Genre and style are something that we’ve created for film so that we can understand films and so we know what to expect going into a movie theater. It’s easy to tell that THE DEVIL’S WELL fits right into the horror genre from its name, but how the film plays with style is where THE DEVIL’S WELL becomes muddled. I’d look at this movie in three parts as it tends to lend itself to being seen that way.

The first portion of this film plays like a fake documentary. This section of the film lasts around 20+ minutes. Treating it like a documentary, I had some trouble with the film. The acting from the cast was well done and all of the technical work was decent between the lighting, the camera shots, etc.., but the pacing and editing of these talking heads really felt amateur. So many of the characters repeated the lines of others being interviewed, and the “show not tell” moniker so many writers live by wasn’t apparent here. I was overloaded with information long before I was ever shown the setting of our story. I was shown a few still images here and there, but nothing that really pushed the story forward.

We also get to meet a historian who tells the stories of the well which unfortunately never make their way into the later half of the movie. Another subplot of the movie is the conflict between the father (Robert Riggs) of a missing woman (Anne-Marie Mueschke) and her husband and his son-in-law (Bryan Manley Davis). There was intrigue and mystery behind what I assumed would eventually be an altercation but there was no mention of this after we move beyond the documentary style. Zero payoff which was a big bummer.

After over 20 minutes of talking heads, text on the screen prompts me with how the story continues. A team of paranormal investigators will be revisiting a place called the Devil’s Well an entire year after Karla Marks went missing. The team includes the leader Lucas (Chris Veimeister) along with Riley, Kris, Dennis, and Lynn. Coming along with the team is Karla’s husband and the man being blamed for the disappearance of his wife, Bryan, and Kurt, a filmmaker coming along to make the documentary portion of the movie. The investigators set up several tripods and cameras, giving this portion of the film a found footage feel. The next 45 minutes play out with the team arguing over whether or not anything paranormal happened at the Devil’s Well or if Bryan had actually made his wife disappear, but like the earlier documentary section, I felt like this found footage portion of the movie lingers and could have chopped out a few minutes to keep the pace moving along.
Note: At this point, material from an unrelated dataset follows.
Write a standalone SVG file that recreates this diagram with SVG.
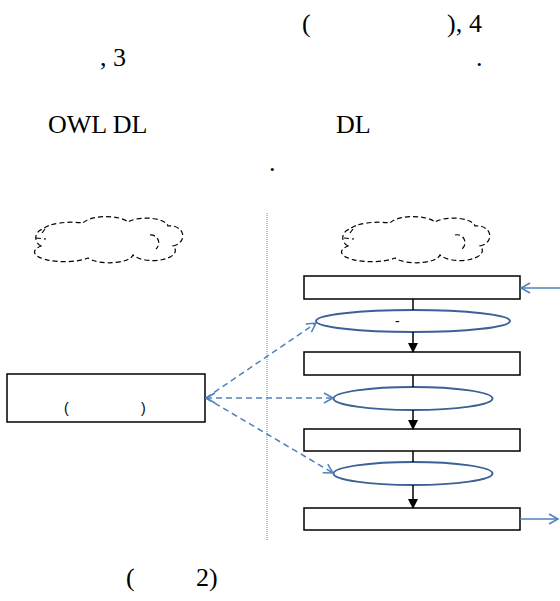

Where the movie gets interesting is the last 15 minutes of the film, but it underdelivers. Feeling more like an art house cult film, the colors, framing, and lighting were fantastic. It was so weird and crazy.  It starts when Karla makes her way into frame claiming “They are here for Him!” The next several minutes feel ritualistic with members of a cult wearing masks, christening a new member, and standing in silence as a musical drone played underneath their silence. Then the movie ends. We never learn who is under the masks. We never really understand why Karla disappeared in the first place. We never get the pay off of the father and son-in-law conflict. It’s unfortunate because I’m a fan of movies that have a slow burn. A movie like The Witch has a slow burn, initially starting out as a story of family but ends with pure madness on screen. This film has a similar feel, where we have a story of a missing girl that descends into death and cult activity. If only it had a payoff for some of the earlier exposition I would have fallen for this movie, but it just left me feeling like the writing, directing, and editing was sloppy. The acting was decent, the sound design and framing was cliché at times but worked for the film. The lighting team exceeds my expectations for a film like this. Knowing that this was a film made on a budget, the whole production was creative and hid that it was a movie on a budget by going with a documentary and found footage film, but overall the story didn’t need the documentary portion, and the found footage never feels like it leads to any real story being uncovered. We do find the missing girl, but no questions were ever truly answered.

Is THE DEVIL’S WELL worth a viewing? If you see this as part of a film festival or on a streaming service like Netflix, then it’s worth at least trying. If you can make it past the documentary portion of the movie it does get better, but I would never go out of my way to see this film as nothing stands out and the things that do stand out are overshadowed by the lack of payoff and the strange stylistic approach.